Print only the lines from the top of the data through the line with "import * as", both included, skipping every picture.

[Records excerpted from a collection]
+ + +
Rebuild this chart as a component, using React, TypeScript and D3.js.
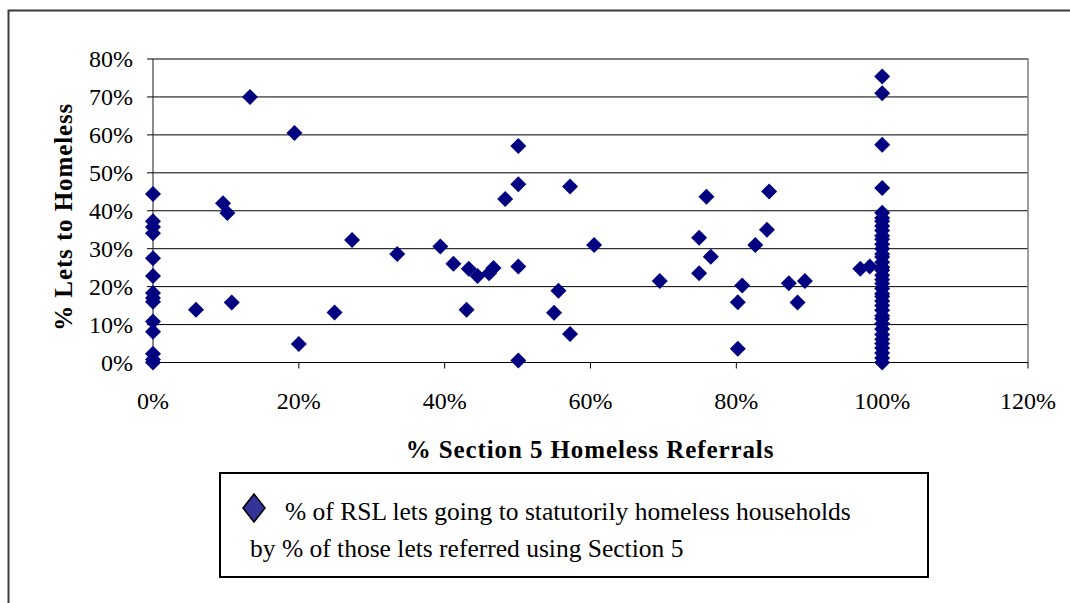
import React from "react";
import * as d3 from "d3";

// % of lets referred using Section 5 (x) and % of lets to homeless (y), as fractions
const referralPct = [
  0, 0, 0, 0, 0, 0, 0, 0, 0, 0, 0, 0, 0, 0,
  0.059, 0.096, 0.102, 0.108, 0.133, 0.194, 0.2, 0.249, 0.273, 0.335,
  0.394, 0.412, 0.43, 0.433, 0.445, 0.461, 0.467, 0.483, 0.501, 0.501,
  0.501, 0.501, 0.55, 0.556, 0.572, 0.572, 0.605, 0.695, 0.749, 0.749,
  0.759, 0.765, 0.802, 0.802, 0.808, 0.826, 0.842, 0.845, 0.872, 0.884,
  0.894, 0.97, 0.983,
  1, 1, 1, 1, 1, 1, 1, 1, 1, 1, 1, 1, 1, 1,
  1, 1, 1, 1, 1, 1, 1, 1, 1, 1, 1, 1, 1, 1,
  1, 1, 1, 1, 1, 1, 1, 1, 1, 1, 1, 1, 1, 1,
];
const homelessPct = [
  0.444, 0.372, 0.357, 0.341, 0.275, 0.228, 0.183, 0.17, 0.16, 0.108, 0.081, 0.023, 0.008, 0,
  0.139, 0.42, 0.394, 0.158, 0.7, 0.605, 0.049, 0.132, 0.323, 0.286,
  0.306, 0.26, 0.139, 0.247, 0.228, 0.235, 0.249, 0.431, 0.571, 0.47,
  0.253, 0.005, 0.131, 0.189, 0.464, 0.075, 0.31, 0.215, 0.329, 0.235,
  0.437, 0.279, 0.159, 0.036, 0.203, 0.31, 0.35, 0.451, 0.209, 0.158,
  0.215, 0.247, 0.253,
  0.754, 0.71, 0.574, 0.46, 0.395, 0.381, 0.372, 0.36, 0.348, 0.334, 0.325, 0.312, 0.3, 0.286,
  0.278, 0.264, 0.251, 0.243, 0.23, 0.219, 0.208, 0.195, 0.181, 0.174, 0.162, 0.15, 0.138, 0.123,
  0.115, 0.102, 0.088, 0.074, 0.061, 0.05, 0.038, 0.025, 0.012, 0,
];

const xTicks = [0, 0.2, 0.4, 0.6, 0.8, 1.0, 1.2];
const yTicks = [0, 0.1, 0.2, 0.3, 0.4, 0.5, 0.6, 0.7, 0.8];

const xTitle = "% Section 5 Homeless Referrals";
const yTitle = "% Lets to Homeless";
const legendLine1 = "% of RSL lets going to statutorily homeless households";
const legendLine2 = "by % of those lets referred using Section 5";

const font = "'Liberation Serif', 'Times New Roman', serif";

export default function App() {
  const W = 1070;
  const H = 603;
  const left = 153;
  const right = 1028;
  const top = 59;
  const bottom = 362.5;

  const x = d3.scaleLinear().domain([0, 1.2]).range([left, right]);
  const y = d3.scaleLinear().domain([0, 0.8]).range([bottom, top]);
  const pct = d3.format(".0%");

  const diamond = "M0,-8L8,0L0,8L-8,0Z";
  const n = Math.min(referralPct.length, homelessPct.length);
  const points = d3.range(n).map((i) => [referralPct[i], homelessPct[i]]);

  return (
    <svg
      width={W}
      height={H}
      style={{ position: "absolute", left: 0, top: 0, background: "#fff" }}
      fontFamily={font}
    >
      {/* outer frame */}
      <path d={`M8.5,${H}V10.5H${W}`} fill="none" stroke="#3a3a3a" strokeWidth={2} />

      {/* gridlines */}
      {yTicks.slice(1).map((t) => (
        <line key={"g" + t} x1={left} x2={right} y1={y(t)} y2={y(t)} stroke="#000" strokeWidth={1} />
      ))}
      {/* plot border top/right */}
      <path d={`M${left},${top}H${right}V${bottom}`} fill="none" stroke="#808080" strokeWidth={1.5} />

      {/* y axis */}
      <line x1={left} x2={left} y1={top} y2={bottom} stroke="#404040" strokeWidth={1.2} />
      {yTicks.map((t) => (
        <g key={"y" + t}>
          <line x1={left - 6} x2={left} y1={y(t)} y2={y(t)} stroke="#000" />
          <text x={133} y={y(t)} dy="0.35em" textAnchor="end" fontSize={24}>
            {pct(t)}
          </text>
        </g>
      ))}

      {/* x axis */}
      <line x1={left} x2={right} y1={bottom} y2={bottom} stroke="#000" strokeWidth={1.2} />
      {xTicks.map((t) => (
        <g key={"x" + t}>
          <line x1={x(t)} x2={x(t)} y1={bottom} y2={bottom + 6} stroke="#000" />
          <text x={x(t)} y={409} textAnchor="middle" fontSize={24}>
            {pct(t)}
          </text>
        </g>
      ))}

      {/* points */}
      {points.map(([a, b], i) => (
        <path key={i} d={diamond} transform={`translate(${x(a)},${y(b)})`} fill="#000080" />
      ))}

      {/* axis titles */}
      <text x={590} y={458} textAnchor="middle" fontSize={25} fontWeight="bold" letterSpacing={0.9}>
        {xTitle}
      </text>
      <text
        transform={`translate(72,${(top + bottom) / 2 + 6}) rotate(-90)`}
        textAnchor="middle"
        fontSize={25}
        fontWeight="bold"
        letterSpacing={0.9}
      >
        {yTitle}
      </text>

      {/* legend */}
      <rect x={220} y={473} width={708} height={104} fill="#fff" stroke="#000" strokeWidth={2} />
      <path d="M0,-14L11,0L0,14L-11,0Z" transform="translate(254,508)" fill="#333399" stroke="#000" strokeWidth={1.5} />
      <text x={285} y={520} fontSize={25.5}>
        {legendLine1}
      </text>
      <text x={250} y={557} fontSize={25.5}>
        {legendLine2}
      </text>
    </svg>
  );
}
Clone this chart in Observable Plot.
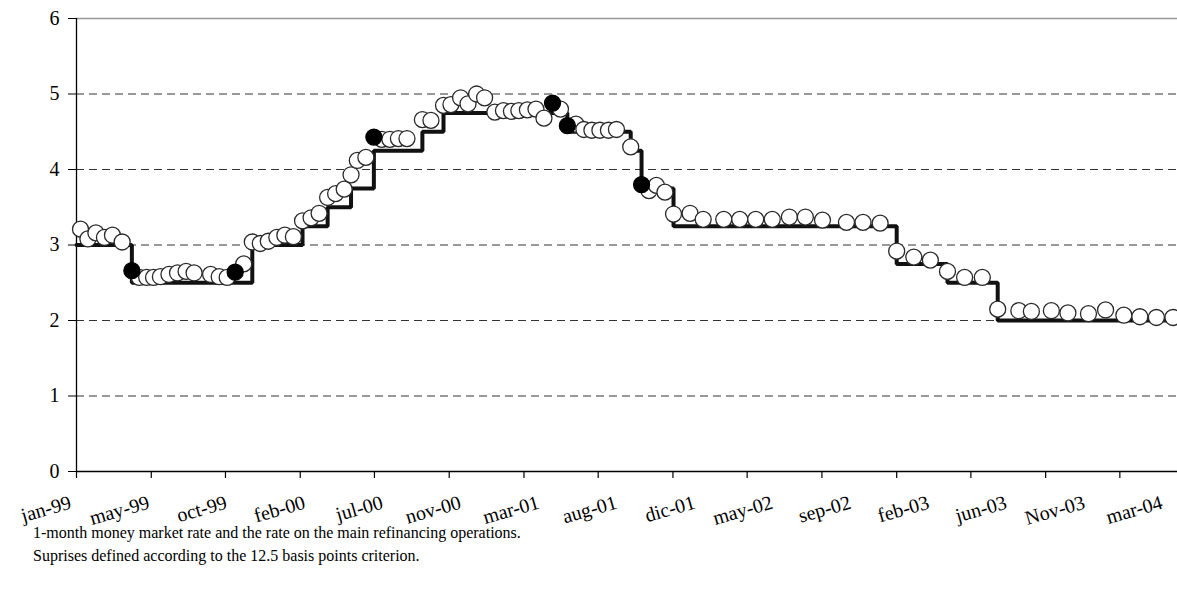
<!DOCTYPE html>
<html>
<head>
<meta charset="utf-8">
<script src="https://cdn.jsdelivr.net/npm/d3@7"></script>
<script src="https://cdn.jsdelivr.net/npm/@observablehq/plot@0.6"></script>
<style>
  html, body { margin: 0; padding: 0; background: white; }
  #chart svg { overflow: visible; }
  .caption { font-family: "Liberation Serif", "Times New Roman", serif; font-size: 16px; line-height: 23px; color: #000; padding-left: 33px; margin-top: 1px; }
</style>
</head>
<body>
<div id="chart"></div>
<div class="caption">
  <div>1-month money market rate and the rate on the main refinancing operations.</div>
  <div>Suprises defined according to the 12.5 basis points criterion.</div>
</div>
<script>
// Observation dates (Governing Council meetings) and 1-month money market rate
const obsDates = [
  "1999-01-08","1999-01-21","1999-02-04","1999-02-19","1999-03-05","1999-03-22","1999-04-08","1999-04-21",
  "1999-05-04","1999-05-16","1999-05-28","1999-06-12","1999-06-27","1999-07-12","1999-07-26","1999-08-24",
  "1999-09-08","1999-09-22","1999-10-06","1999-10-21","1999-11-05","1999-11-19","1999-12-03","1999-12-18",
  "2000-01-01","2000-01-16","2000-02-01","2000-02-16","2000-03-01","2000-03-16","2000-03-30","2000-04-14",
  "2000-04-26","2000-05-07","2000-05-22","2000-06-05","2000-06-19","2000-07-03","2000-07-18","2000-08-02",
  "2000-08-29","2000-09-13","2000-10-05","2000-10-18","2000-11-04","2000-11-17","2000-12-02","2000-12-16",
  "2001-01-03","2001-01-18","2001-02-01","2001-02-14","2001-03-01","2001-03-16","2001-03-30","2001-04-14",
  "2001-04-28","2001-05-10","2001-05-25","2001-06-08","2001-06-22","2001-07-06","2001-07-21","2001-08-04",
  "2001-08-29","2001-09-17","2001-09-30","2001-10-13","2001-10-28","2001-11-12","2001-12-11",
  "2002-01-03","2002-02-08","2002-03-08","2002-04-05","2002-05-04","2002-06-03","2002-07-01","2002-07-31",
  "2002-09-11","2002-10-10","2002-11-09","2002-12-08",
  "2003-01-07","2003-02-05","2003-03-07","2003-04-06","2003-05-07","2003-06-03","2003-07-10","2003-08-01",
  "2003-09-05","2003-10-04","2003-11-09","2003-12-09",
  "2004-01-10","2004-02-07","2004-03-07","2004-04-05"
];
const moneyMarketRate = [
  3.21,3.08,3.16,3.10,3.13,3.04,2.66,2.57,2.57,2.57,2.58,2.61,2.63,2.65,2.63,2.61,2.58,2.57,2.64,2.75,3.04,3.02,3.05,3.10,
  3.13,3.11,3.32,3.36,3.42,3.63,3.68,3.74,3.93,4.12,4.16,4.43,4.40,4.40,4.41,4.41,4.66,4.65,4.85,4.86,4.95,4.87,5.00,4.95,
  4.76,4.78,4.77,4.78,4.79,4.80,4.68,4.88,4.80,4.58,4.60,4.53,4.52,4.52,4.52,4.53,4.30,3.80,3.72,3.79,3.70,3.41,3.42,
  3.34,3.34,3.34,3.34,3.34,3.37,3.37,3.33,3.30,3.30,3.29,2.92,
  2.84,2.80,2.65,2.57,2.57,2.15,2.13,2.12,2.13,2.10,2.09,2.14,
  2.07,2.05,2.04,2.04
];
// Surprise dates (filled black markers)
const surpriseDates = ["1999-04-08","1999-10-06","2000-06-05","2001-04-14","2001-05-10","2001-09-17"];

// Main refinancing operations rate (changes)
const refiDates = ["1999-01-01","1999-04-08","1999-11-05","2000-02-01","2000-03-16","2000-04-26","2000-06-05",
  "2000-08-29","2000-10-05","2001-05-10","2001-08-29","2001-09-17","2001-11-12","2002-12-08","2003-03-07",
  "2003-06-03","2004-04-05"];
const refiRates = [3.00,2.50,3.00,3.25,3.50,3.75,4.25,4.50,4.75,4.50,4.25,3.75,3.25,2.75,2.50,2.00,2.00];

// X-axis ticks and labels
const tickDates = ["1999-01-01","1999-05-12","1999-09-19","2000-01-28","2000-06-06","2000-10-15","2001-02-23",
  "2001-07-03","2001-11-11","2002-03-21","2002-07-30","2002-12-08","2003-04-17","2003-08-26","2004-01-03"];
const tickLabels = ["jan-99","may-99","oct-99","feb-00","jul-00","nov-00","mar-01","aug-01","dic-01",
  "may-02","sep-02","feb-03","jun-03","Nov-03","mar-04"];
const yTicks = [0,1,2,3,4,5,6];
const xStart = "1999-01-01", xEnd = "2004-04-13";
// the category labels are spread slightly wider than the tick marks (as in the original spreadsheet chart)
const labelSpreadDays = 6;

const parse = d3.utcParse("%Y-%m-%d");
const surpriseSet = new Set(surpriseDates);
const obs = obsDates.map((d, i) => ({date: parse(d), rate: moneyMarketRate[i], surprise: surpriseSet.has(d)}));
const refi = refiDates.map((d, i) => ({date: parse(d), rate: refiRates[i]}));
const ticks = tickDates.map(parse);
const labels = tickLabels.map((label, i) => ({label, pos: d3.utcDay.offset(ticks[i], Math.round(i * labelSpreadDays))}));

const chart = Plot.plot({
  width: 1177,
  height: 520,
  marginLeft: 76,
  marginRight: 0,
  marginTop: 18,
  marginBottom: 49,
  style: {fontFamily: "'Liberation Serif', 'Times New Roman', serif", fontSize: "20px", background: "white", overflow: "visible", color: "black"},
  x: {type: "utc", domain: [parse(xStart), parse(xEnd)], label: null},
  y: {domain: [0, 6], label: null},
  marks: [
    Plot.ruleY(yTicks.filter(v => v > 0 && v < 6), {stroke: "#333", strokeWidth: 1, strokeDasharray: "8,5"}),
    Plot.ruleY([6], {stroke: "#999", strokeWidth: 1.5}),
    Plot.ruleY([0], {stroke: "black", strokeWidth: 1.3}),
    Plot.ruleX([parse(xStart)], {stroke: "black", strokeWidth: 1.3}),
    Plot.axisY(yTicks, {tickSize: 8, tickPadding: 9, fontSize: 20, tickFormat: d => String(d)}),
    Plot.axisX(ticks, {tickSize: 7, tickFormat: () => null, strokeWidth: 1.2}),
    Plot.text(labels, {x: "pos", text: "label", frameAnchor: "bottom", rotate: -16, textAnchor: "end",
      lineAnchor: "top", dy: 23, dx: -8, fontSize: 20}),
    Plot.line(refi, {x: "date", y: "rate", curve: "step-after", stroke: "#111", strokeWidth: 4, strokeLinejoin: "miter"}),
    Plot.dot(obs.filter(d => !d.surprise), {x: "date", y: "rate", r: 8, fill: "white", stroke: "#2a2a2a", strokeWidth: 1.3}),
    Plot.dot(obs.filter(d => d.surprise), {x: "date", y: "rate", r: 8, fill: "black", stroke: "black", strokeWidth: 1.3})
  ]
});
document.getElementById("chart").appendChild(chart);
</script>
</body>
</html>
+ + +
# [Result below]
Rebuild this chart as a component, using React, TypeScript and D3.js.
import React from "react";
import * as d3 from "d3";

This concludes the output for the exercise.